## Job
For every line in the data below that contains "matplotlib", copy the line.

## Records for processing
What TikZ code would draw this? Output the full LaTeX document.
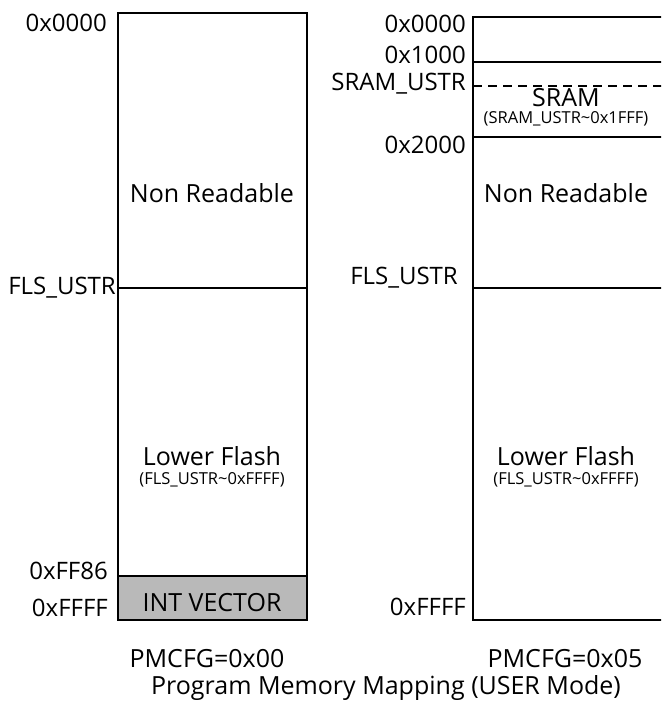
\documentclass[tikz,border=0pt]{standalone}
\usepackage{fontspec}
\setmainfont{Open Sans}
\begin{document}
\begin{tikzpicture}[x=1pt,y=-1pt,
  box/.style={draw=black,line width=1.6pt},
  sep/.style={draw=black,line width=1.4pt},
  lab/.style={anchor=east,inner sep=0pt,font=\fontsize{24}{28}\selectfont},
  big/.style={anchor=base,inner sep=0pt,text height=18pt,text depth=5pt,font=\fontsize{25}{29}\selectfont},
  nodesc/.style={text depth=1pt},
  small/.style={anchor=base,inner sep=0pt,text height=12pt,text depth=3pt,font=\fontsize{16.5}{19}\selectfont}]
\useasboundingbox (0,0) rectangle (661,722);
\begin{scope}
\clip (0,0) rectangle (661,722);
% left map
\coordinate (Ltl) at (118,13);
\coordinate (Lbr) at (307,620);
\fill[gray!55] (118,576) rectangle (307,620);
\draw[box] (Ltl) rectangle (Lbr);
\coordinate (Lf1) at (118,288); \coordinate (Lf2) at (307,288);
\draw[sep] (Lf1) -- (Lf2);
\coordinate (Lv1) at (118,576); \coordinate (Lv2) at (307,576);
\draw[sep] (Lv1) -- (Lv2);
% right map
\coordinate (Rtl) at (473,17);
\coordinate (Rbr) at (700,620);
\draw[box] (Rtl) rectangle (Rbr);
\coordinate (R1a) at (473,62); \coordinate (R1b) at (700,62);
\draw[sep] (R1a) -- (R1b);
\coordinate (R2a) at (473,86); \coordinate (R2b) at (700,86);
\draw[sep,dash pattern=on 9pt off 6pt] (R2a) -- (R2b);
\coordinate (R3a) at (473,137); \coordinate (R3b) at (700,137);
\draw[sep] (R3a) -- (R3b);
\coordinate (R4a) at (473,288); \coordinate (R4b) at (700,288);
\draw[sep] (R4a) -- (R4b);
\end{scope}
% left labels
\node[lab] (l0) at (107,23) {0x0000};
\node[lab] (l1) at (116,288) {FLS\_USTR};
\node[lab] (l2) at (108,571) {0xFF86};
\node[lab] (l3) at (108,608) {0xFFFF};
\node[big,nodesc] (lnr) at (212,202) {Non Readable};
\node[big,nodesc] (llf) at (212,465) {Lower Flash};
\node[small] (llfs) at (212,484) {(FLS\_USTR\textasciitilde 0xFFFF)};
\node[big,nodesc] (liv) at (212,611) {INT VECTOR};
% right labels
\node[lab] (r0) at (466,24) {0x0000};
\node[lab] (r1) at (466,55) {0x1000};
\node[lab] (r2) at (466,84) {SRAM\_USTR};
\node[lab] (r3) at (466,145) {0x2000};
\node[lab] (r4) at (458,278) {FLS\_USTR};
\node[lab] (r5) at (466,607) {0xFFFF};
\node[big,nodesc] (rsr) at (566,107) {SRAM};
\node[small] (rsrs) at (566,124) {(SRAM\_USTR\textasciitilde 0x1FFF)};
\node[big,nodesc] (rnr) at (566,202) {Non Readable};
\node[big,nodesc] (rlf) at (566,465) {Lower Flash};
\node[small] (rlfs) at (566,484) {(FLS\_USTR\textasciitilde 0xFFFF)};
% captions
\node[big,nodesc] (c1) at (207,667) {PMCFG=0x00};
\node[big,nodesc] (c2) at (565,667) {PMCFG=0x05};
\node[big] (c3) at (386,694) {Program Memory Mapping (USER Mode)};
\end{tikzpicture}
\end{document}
==
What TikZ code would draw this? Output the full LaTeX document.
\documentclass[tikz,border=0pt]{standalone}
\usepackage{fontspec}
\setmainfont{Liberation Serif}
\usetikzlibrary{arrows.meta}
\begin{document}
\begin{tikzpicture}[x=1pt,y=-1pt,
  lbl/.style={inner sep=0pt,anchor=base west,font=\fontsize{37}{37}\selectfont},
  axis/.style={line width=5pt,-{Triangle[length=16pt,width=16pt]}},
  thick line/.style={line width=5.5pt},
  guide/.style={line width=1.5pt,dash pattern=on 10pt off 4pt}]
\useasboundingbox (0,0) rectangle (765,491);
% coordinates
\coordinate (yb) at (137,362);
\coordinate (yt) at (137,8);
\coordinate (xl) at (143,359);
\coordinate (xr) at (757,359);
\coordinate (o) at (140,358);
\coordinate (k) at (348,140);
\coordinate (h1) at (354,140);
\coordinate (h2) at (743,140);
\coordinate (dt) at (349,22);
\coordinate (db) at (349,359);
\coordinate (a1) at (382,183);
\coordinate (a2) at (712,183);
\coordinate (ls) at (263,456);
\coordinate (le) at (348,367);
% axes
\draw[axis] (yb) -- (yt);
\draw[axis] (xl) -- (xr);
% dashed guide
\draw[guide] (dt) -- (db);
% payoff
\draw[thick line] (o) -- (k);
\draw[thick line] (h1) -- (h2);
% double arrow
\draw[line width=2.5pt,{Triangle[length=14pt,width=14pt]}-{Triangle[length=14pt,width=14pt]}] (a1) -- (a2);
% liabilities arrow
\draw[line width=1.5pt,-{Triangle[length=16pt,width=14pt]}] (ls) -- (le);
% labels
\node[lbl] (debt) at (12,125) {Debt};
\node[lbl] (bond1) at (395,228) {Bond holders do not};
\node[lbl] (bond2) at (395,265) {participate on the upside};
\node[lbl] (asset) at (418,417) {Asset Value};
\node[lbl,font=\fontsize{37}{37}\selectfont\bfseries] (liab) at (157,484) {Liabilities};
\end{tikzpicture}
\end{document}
--
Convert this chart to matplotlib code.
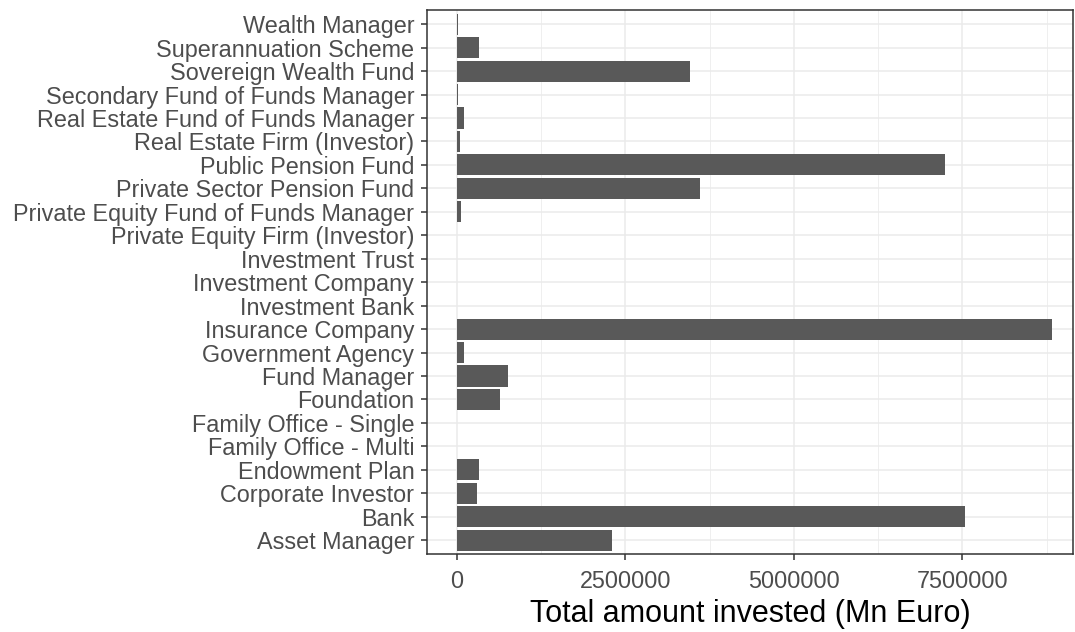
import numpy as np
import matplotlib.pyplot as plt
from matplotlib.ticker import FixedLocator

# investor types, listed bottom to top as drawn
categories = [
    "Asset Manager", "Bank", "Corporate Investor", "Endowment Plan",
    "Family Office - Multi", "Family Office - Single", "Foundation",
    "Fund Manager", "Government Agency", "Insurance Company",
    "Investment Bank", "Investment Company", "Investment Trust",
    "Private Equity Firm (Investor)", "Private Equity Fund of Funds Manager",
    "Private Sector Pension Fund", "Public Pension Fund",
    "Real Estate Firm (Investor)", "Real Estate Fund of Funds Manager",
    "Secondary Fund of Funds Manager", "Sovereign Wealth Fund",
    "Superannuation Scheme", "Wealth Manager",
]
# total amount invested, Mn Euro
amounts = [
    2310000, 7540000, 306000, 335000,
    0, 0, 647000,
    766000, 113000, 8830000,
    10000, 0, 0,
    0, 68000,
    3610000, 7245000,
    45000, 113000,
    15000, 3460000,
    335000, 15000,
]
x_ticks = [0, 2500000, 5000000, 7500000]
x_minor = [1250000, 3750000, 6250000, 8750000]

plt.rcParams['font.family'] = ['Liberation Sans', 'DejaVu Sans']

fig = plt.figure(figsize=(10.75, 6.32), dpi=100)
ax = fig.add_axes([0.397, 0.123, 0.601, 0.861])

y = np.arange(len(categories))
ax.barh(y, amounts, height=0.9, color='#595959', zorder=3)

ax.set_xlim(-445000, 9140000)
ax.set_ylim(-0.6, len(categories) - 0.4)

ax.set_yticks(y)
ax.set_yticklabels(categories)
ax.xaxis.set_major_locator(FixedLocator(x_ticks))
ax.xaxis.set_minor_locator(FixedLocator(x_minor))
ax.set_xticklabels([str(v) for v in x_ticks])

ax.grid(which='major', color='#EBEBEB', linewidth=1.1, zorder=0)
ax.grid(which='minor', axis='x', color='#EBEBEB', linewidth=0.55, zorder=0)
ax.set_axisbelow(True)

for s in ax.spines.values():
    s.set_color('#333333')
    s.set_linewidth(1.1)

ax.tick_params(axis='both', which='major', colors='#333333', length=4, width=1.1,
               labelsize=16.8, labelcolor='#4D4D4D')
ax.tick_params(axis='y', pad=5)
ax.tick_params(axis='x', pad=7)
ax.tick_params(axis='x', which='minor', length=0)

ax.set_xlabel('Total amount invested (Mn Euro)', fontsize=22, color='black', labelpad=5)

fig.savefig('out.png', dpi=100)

## Answer for the task
Convert this chart to matplotlib code.
import matplotlib.pyplot as plt
from matplotlib.ticker import FixedLocator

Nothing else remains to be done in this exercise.